Data provided.
****************************************

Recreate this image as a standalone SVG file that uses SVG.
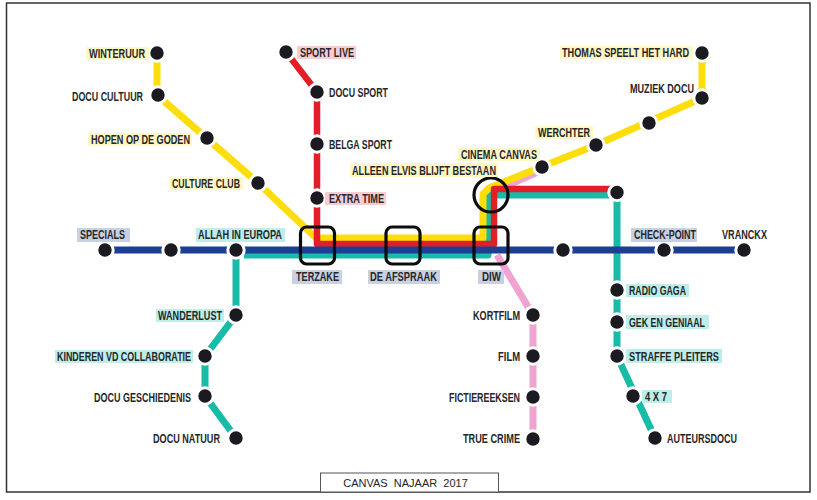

****************************************

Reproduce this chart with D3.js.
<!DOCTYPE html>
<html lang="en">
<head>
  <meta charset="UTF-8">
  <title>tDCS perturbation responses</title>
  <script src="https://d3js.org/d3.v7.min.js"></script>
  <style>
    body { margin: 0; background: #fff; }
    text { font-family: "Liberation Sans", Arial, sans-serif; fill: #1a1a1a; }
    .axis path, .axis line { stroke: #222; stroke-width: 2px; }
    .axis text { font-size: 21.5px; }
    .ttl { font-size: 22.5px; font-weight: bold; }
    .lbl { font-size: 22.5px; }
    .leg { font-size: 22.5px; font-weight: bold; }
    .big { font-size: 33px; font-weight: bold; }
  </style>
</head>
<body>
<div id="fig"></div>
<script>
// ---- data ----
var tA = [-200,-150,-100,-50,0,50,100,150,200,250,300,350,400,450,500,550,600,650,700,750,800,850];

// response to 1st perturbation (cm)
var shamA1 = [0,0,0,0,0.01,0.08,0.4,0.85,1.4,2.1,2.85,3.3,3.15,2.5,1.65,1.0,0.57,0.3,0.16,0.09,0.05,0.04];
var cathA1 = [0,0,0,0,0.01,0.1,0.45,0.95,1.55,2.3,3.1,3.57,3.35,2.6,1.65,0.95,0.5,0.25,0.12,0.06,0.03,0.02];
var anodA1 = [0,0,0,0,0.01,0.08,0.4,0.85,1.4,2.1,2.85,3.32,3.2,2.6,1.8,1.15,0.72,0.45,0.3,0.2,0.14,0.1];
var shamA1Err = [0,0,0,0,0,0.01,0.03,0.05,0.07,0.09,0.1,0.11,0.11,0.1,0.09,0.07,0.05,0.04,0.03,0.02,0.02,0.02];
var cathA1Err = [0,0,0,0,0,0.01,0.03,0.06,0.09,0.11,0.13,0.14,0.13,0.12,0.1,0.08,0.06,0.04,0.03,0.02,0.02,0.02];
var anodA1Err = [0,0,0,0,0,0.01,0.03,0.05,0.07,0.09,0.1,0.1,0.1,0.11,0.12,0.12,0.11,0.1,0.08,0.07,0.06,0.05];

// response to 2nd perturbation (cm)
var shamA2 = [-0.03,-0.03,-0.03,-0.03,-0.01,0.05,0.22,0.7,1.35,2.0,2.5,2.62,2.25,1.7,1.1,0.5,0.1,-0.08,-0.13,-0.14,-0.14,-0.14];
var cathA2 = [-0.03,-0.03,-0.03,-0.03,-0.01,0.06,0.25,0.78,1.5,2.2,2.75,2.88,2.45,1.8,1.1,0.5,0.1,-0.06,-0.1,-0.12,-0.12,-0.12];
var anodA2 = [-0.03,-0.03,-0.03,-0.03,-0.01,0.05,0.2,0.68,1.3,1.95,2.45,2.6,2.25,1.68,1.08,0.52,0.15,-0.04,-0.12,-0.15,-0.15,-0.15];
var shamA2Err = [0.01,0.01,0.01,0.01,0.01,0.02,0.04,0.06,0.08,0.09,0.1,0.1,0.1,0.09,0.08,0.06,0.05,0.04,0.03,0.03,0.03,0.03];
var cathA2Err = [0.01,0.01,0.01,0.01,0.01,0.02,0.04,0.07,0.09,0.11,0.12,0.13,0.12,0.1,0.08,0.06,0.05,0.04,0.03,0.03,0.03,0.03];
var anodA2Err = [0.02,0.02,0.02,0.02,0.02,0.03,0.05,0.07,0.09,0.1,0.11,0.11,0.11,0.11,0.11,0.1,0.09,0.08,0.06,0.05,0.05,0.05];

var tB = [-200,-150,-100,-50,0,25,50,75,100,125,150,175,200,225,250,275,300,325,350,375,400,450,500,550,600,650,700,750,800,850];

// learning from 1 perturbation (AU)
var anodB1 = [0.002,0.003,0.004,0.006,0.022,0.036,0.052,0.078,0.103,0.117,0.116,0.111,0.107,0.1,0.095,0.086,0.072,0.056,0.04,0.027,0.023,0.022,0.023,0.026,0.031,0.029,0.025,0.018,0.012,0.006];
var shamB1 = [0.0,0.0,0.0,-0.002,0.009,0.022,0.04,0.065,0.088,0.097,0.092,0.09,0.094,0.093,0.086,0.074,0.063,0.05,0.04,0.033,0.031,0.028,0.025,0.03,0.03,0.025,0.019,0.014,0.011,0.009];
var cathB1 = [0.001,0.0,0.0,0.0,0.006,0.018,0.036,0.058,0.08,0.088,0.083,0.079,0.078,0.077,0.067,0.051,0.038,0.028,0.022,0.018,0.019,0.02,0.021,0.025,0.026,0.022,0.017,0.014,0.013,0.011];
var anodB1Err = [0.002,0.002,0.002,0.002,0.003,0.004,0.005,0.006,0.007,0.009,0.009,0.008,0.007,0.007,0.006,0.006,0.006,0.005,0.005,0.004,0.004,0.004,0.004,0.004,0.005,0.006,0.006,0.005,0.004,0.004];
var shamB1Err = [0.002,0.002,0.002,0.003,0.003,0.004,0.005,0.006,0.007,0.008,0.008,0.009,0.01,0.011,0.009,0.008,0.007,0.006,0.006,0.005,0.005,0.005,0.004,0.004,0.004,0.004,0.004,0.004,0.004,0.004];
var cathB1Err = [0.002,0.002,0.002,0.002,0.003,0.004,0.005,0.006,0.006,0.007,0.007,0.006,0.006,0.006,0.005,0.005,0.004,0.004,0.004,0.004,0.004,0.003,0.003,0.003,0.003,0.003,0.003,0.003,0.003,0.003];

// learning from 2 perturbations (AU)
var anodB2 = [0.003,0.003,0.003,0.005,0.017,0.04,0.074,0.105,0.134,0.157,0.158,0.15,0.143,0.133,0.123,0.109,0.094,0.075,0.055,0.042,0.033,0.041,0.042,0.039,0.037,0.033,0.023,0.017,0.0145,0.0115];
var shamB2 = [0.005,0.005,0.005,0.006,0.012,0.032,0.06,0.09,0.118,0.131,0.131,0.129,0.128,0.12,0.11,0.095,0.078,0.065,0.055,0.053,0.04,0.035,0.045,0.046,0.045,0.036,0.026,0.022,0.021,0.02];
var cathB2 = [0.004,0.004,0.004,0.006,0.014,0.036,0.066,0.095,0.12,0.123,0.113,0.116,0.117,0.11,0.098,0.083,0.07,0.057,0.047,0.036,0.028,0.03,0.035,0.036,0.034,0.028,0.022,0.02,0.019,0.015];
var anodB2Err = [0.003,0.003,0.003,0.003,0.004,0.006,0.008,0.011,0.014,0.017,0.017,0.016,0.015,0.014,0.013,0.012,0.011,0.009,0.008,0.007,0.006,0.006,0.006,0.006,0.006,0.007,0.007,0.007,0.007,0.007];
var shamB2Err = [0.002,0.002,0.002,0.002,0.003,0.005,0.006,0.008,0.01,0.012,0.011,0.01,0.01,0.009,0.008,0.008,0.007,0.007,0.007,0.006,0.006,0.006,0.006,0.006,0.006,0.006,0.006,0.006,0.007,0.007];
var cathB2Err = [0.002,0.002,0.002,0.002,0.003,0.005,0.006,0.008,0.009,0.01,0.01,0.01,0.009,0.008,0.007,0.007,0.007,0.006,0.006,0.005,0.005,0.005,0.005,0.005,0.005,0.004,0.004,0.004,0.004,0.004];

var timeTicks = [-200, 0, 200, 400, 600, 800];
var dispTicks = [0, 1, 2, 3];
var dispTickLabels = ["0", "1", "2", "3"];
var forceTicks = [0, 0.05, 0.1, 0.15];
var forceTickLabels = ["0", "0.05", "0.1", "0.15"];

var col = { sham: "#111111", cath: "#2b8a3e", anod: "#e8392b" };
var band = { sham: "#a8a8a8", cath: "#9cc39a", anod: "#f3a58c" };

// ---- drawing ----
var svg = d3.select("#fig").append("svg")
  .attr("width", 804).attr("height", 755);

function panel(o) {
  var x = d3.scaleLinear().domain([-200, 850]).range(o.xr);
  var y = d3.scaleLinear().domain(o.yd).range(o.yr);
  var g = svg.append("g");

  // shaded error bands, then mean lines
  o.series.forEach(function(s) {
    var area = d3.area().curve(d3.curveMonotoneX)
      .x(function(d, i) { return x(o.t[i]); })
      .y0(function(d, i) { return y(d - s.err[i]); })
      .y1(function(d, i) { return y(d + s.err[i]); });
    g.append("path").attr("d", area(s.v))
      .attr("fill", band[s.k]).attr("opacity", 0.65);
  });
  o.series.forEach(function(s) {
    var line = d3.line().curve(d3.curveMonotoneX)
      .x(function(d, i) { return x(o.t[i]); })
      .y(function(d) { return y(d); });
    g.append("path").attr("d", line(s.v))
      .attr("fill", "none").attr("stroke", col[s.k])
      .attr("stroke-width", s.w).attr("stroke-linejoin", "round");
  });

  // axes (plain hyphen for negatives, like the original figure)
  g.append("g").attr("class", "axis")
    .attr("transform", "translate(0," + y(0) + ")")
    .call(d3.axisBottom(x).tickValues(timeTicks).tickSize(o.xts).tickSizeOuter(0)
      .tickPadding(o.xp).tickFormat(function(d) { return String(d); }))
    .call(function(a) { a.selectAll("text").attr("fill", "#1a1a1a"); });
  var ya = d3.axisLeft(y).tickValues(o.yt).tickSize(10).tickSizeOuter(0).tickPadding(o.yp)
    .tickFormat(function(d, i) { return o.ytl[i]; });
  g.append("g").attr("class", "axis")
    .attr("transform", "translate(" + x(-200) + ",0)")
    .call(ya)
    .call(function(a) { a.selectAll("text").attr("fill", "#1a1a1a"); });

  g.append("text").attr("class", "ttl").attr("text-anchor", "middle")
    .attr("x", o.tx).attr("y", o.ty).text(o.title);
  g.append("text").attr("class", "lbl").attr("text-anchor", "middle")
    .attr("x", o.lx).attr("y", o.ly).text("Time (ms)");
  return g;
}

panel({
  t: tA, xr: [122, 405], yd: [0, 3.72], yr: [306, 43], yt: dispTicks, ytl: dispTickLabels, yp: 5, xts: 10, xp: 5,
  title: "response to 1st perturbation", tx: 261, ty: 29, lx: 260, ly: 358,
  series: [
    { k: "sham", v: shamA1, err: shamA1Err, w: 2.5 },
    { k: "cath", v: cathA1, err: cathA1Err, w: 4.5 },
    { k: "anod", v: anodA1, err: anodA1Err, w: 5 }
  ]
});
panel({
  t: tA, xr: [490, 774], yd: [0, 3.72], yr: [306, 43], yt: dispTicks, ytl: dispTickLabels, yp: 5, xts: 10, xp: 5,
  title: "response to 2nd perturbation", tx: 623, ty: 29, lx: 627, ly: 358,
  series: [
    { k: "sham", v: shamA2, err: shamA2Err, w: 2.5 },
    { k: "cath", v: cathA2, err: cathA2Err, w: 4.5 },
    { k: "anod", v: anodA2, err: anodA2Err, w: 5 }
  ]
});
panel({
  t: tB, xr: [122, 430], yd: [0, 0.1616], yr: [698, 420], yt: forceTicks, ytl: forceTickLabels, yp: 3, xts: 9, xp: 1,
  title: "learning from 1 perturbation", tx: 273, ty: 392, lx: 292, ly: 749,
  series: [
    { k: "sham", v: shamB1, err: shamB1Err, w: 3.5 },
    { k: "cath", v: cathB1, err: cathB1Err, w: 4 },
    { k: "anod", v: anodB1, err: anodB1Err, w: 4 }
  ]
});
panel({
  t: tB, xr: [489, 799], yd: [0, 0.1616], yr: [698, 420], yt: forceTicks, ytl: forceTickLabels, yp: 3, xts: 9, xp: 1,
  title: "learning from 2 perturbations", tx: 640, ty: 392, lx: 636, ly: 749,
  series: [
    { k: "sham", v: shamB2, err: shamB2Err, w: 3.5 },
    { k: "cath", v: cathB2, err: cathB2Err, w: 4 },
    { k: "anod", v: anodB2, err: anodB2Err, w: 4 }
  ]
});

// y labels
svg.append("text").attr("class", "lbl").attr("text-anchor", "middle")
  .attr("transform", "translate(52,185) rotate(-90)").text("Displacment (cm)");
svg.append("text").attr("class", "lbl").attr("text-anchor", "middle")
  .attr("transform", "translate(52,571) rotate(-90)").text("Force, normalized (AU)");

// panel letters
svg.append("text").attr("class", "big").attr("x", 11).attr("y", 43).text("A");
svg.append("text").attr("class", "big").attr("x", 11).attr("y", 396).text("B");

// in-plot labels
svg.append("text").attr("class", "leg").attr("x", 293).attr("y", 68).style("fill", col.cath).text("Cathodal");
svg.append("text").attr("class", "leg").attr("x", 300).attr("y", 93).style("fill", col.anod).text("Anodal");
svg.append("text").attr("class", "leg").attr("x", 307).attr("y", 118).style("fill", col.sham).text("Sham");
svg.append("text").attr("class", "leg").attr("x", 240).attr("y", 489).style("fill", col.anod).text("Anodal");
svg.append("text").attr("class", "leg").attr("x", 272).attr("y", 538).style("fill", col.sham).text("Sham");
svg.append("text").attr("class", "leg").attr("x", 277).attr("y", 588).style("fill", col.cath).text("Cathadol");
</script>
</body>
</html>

****************************************

What to produce.
From the data above, copy each line that holds "this".

Exercise answer.
Recreate this image as a standalone SVG file that uses SVG.
Reproduce this chart with D3.js.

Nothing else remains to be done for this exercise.